The task:
Set down each line of the material that follows, exactly, with no pictures.

________________________

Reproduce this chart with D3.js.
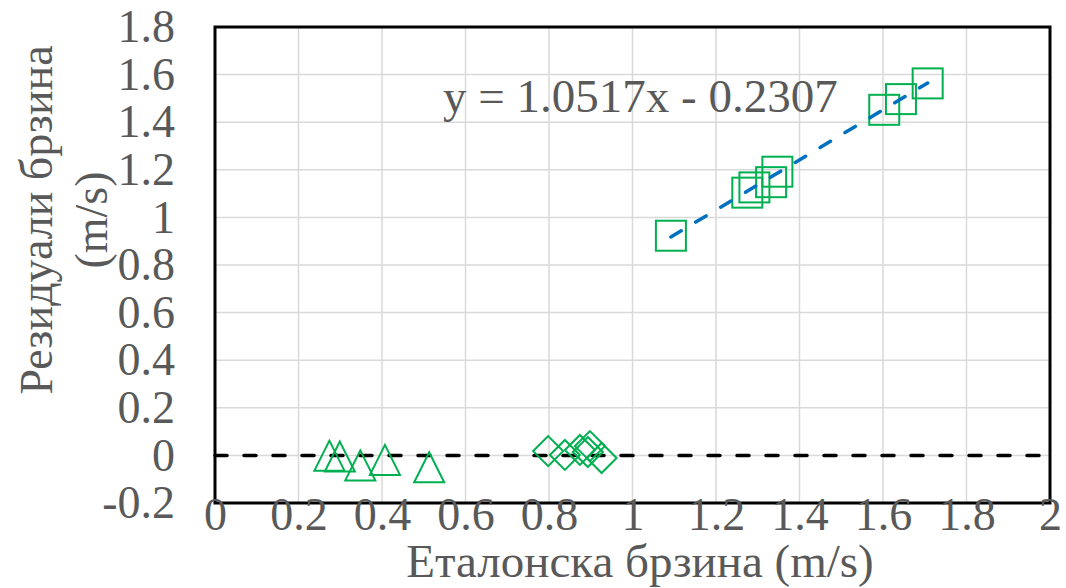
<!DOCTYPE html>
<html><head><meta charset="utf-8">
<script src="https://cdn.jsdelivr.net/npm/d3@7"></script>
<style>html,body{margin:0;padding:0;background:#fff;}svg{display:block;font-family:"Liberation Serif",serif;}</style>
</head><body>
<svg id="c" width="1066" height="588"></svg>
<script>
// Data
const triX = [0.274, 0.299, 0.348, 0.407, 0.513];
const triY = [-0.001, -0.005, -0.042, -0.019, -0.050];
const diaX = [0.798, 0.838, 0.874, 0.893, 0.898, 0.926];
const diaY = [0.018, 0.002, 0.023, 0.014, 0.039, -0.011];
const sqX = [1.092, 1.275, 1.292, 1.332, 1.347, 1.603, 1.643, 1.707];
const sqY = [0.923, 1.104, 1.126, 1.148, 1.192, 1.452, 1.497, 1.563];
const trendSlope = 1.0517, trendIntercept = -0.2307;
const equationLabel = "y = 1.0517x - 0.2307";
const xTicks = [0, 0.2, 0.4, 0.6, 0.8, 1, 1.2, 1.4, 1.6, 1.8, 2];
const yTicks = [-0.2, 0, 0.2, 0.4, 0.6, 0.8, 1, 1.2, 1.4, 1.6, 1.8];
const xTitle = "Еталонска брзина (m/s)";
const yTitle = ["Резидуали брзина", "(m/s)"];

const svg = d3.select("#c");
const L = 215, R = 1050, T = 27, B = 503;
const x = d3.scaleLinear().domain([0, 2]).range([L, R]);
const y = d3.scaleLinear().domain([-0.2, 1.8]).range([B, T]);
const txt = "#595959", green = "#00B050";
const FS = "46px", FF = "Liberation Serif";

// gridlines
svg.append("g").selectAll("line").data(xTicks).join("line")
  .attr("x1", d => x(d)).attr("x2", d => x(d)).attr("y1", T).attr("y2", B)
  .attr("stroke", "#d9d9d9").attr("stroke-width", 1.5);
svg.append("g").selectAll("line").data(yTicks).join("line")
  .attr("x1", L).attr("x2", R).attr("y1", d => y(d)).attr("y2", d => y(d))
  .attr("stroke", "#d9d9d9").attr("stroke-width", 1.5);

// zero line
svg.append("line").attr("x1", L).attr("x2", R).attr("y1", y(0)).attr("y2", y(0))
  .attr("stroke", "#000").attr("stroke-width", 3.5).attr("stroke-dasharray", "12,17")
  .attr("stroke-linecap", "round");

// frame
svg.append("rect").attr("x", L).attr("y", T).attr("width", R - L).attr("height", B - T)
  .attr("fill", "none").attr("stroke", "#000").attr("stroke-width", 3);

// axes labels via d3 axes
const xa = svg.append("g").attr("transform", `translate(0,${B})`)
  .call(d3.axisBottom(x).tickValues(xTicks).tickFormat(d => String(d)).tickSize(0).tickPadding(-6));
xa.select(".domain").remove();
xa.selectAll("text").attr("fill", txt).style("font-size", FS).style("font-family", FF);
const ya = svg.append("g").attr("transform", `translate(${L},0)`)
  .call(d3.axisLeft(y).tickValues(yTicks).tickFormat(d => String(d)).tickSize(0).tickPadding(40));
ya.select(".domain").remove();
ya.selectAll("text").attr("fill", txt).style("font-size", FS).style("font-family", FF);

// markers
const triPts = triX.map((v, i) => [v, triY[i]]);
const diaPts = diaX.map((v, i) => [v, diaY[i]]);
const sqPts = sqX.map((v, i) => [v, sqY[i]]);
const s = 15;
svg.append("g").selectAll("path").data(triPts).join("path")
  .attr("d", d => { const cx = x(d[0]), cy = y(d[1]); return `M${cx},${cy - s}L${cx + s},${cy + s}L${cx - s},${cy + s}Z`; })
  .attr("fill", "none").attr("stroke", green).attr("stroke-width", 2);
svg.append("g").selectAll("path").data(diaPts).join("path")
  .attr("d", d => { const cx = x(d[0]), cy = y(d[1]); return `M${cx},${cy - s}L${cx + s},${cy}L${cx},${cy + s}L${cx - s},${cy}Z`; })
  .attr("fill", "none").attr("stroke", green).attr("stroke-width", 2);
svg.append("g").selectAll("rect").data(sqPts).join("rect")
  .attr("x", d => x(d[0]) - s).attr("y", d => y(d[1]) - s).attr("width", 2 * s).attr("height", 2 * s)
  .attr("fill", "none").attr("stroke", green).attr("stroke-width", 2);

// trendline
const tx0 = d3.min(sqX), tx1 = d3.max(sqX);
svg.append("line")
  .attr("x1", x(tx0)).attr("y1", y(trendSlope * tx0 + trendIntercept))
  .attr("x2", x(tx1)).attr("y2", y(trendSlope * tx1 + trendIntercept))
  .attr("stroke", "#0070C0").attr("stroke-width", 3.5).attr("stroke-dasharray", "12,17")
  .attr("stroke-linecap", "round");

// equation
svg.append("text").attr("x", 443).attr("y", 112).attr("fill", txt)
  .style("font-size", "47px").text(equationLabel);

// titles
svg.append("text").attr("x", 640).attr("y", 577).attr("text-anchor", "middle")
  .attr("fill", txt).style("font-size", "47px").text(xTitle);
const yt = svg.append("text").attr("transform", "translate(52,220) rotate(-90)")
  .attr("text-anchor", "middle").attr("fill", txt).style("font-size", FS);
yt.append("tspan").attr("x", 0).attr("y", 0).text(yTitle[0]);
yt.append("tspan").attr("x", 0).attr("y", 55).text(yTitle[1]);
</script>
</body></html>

________________________

Full solution:
Reproduce this chart with D3.js.
<!DOCTYPE html>
<html><head><meta charset="utf-8">
<script src="https://cdn.jsdelivr.net/npm/d3@7"></script>
<style>html,body{margin:0;padding:0;background:#fff;}svg{display:block;font-family:"Liberation Serif",serif;}</style>
</head><body>
<svg id="c" width="1066" height="588"></svg>
<script>
// Data
const triX = [0.274, 0.299, 0.348, 0.407, 0.513];
const triY = [-0.001, -0.005, -0.042, -0.019, -0.050];
const diaX = [0.798, 0.838, 0.874, 0.893, 0.898, 0.926];
const diaY = [0.018, 0.002, 0.023, 0.014, 0.039, -0.011];
const sqX = [1.092, 1.275, 1.292, 1.332, 1.347, 1.603, 1.643, 1.707];
const sqY = [0.923, 1.104, 1.126, 1.148, 1.192, 1.452, 1.497, 1.563];
const trendSlope = 1.0517, trendIntercept = -0.2307;
const equationLabel = "y = 1.0517x - 0.2307";
const xTicks = [0, 0.2, 0.4, 0.6, 0.8, 1, 1.2, 1.4, 1.6, 1.8, 2];
const yTicks = [-0.2, 0, 0.2, 0.4, 0.6, 0.8, 1, 1.2, 1.4, 1.6, 1.8];
const xTitle = "Еталонска брзина (m/s)";
const yTitle = ["Резидуали брзина", "(m/s)"];

const svg = d3.select("#c");
const L = 215, R = 1050, T = 27, B = 503;
const x = d3.scaleLinear().domain([0, 2]).range([L, R]);
const y = d3.scaleLinear().domain([-0.2, 1.8]).range([B, T]);
const txt = "#595959", green = "#00B050";
const FS = "46px", FF = "Liberation Serif";

// gridlines
svg.append("g").selectAll("line").data(xTicks).join("line")
  .attr("x1", d => x(d)).attr("x2", d => x(d)).attr("y1", T).attr("y2", B)
  .attr("stroke", "#d9d9d9").attr("stroke-width", 1.5);
svg.append("g").selectAll("line").data(yTicks).join("line")
  .attr("x1", L).attr("x2", R).attr("y1", d => y(d)).attr("y2", d => y(d))
  .attr("stroke", "#d9d9d9").attr("stroke-width", 1.5);

// zero line
svg.append("line").attr("x1", L).attr("x2", R).attr("y1", y(0)).attr("y2", y(0))
  .attr("stroke", "#000").attr("stroke-width", 3.5).attr("stroke-dasharray", "12,17")
  .attr("stroke-linecap", "round");

// frame
svg.append("rect").attr("x", L).attr("y", T).attr("width", R - L).attr("height", B - T)
  .attr("fill", "none").attr("stroke", "#000").attr("stroke-width", 3);

// axes labels via d3 axes
const xa = svg.append("g").attr("transform", `translate(0,${B})`)
  .call(d3.axisBottom(x).tickValues(xTicks).tickFormat(d => String(d)).tickSize(0).tickPadding(-6));
xa.select(".domain").remove();
xa.selectAll("text").attr("fill", txt).style("font-size", FS).style("font-family", FF);
const ya = svg.append("g").attr("transform", `translate(${L},0)`)
  .call(d3.axisLeft(y).tickValues(yTicks).tickFormat(d => String(d)).tickSize(0).tickPadding(40));
ya.select(".domain").remove();
ya.selectAll("text").attr("fill", txt).style("font-size", FS).style("font-family", FF);

// markers
const triPts = triX.map((v, i) => [v, triY[i]]);
const diaPts = diaX.map((v, i) => [v, diaY[i]]);
const sqPts = sqX.map((v, i) => [v, sqY[i]]);
const s = 15;
svg.append("g").selectAll("path").data(triPts).join("path")
  .attr("d", d => { const cx = x(d[0]), cy = y(d[1]); return `M${cx},${cy - s}L${cx + s},${cy + s}L${cx - s},${cy + s}Z`; })
  .attr("fill", "none").attr("stroke", green).attr("stroke-width", 2);
svg.append("g").selectAll("path").data(diaPts).join("path")
  .attr("d", d => { const cx = x(d[0]), cy = y(d[1]); return `M${cx},${cy - s}L${cx + s},${cy}L${cx},${cy + s}L${cx - s},${cy}Z`; })
  .attr("fill", "none").attr("stroke", green).attr("stroke-width", 2);
svg.append("g").selectAll("rect").data(sqPts).join("rect")
  .attr("x", d => x(d[0]) - s).attr("y", d => y(d[1]) - s).attr("width", 2 * s).attr("height", 2 * s)
  .attr("fill", "none").attr("stroke", green).attr("stroke-width", 2);

// trendline
const tx0 = d3.min(sqX), tx1 = d3.max(sqX);
svg.append("line")
  .attr("x1", x(tx0)).attr("y1", y(trendSlope * tx0 + trendIntercept))
  .attr("x2", x(tx1)).attr("y2", y(trendSlope * tx1 + trendIntercept))
  .attr("stroke", "#0070C0").attr("stroke-width", 3.5).attr("stroke-dasharray", "12,17")
  .attr("stroke-linecap", "round");

// equation
svg.append("text").attr("x", 443).attr("y", 112).attr("fill", txt)
  .style("font-size", "47px").text(equationLabel);

// titles
svg.append("text").attr("x", 640).attr("y", 577).attr("text-anchor", "middle")
  .attr("fill", txt).style("font-size", "47px").text(xTitle);
const yt = svg.append("text").attr("transform", "translate(52,220) rotate(-90)")
  .attr("text-anchor", "middle").attr("fill", txt).style("font-size", FS);
yt.append("tspan").attr("x", 0).attr("y", 0).text(yTitle[0]);
yt.append("tspan").attr("x", 0).attr("y", 55).text(yTitle[1]);
</script>
</body></html>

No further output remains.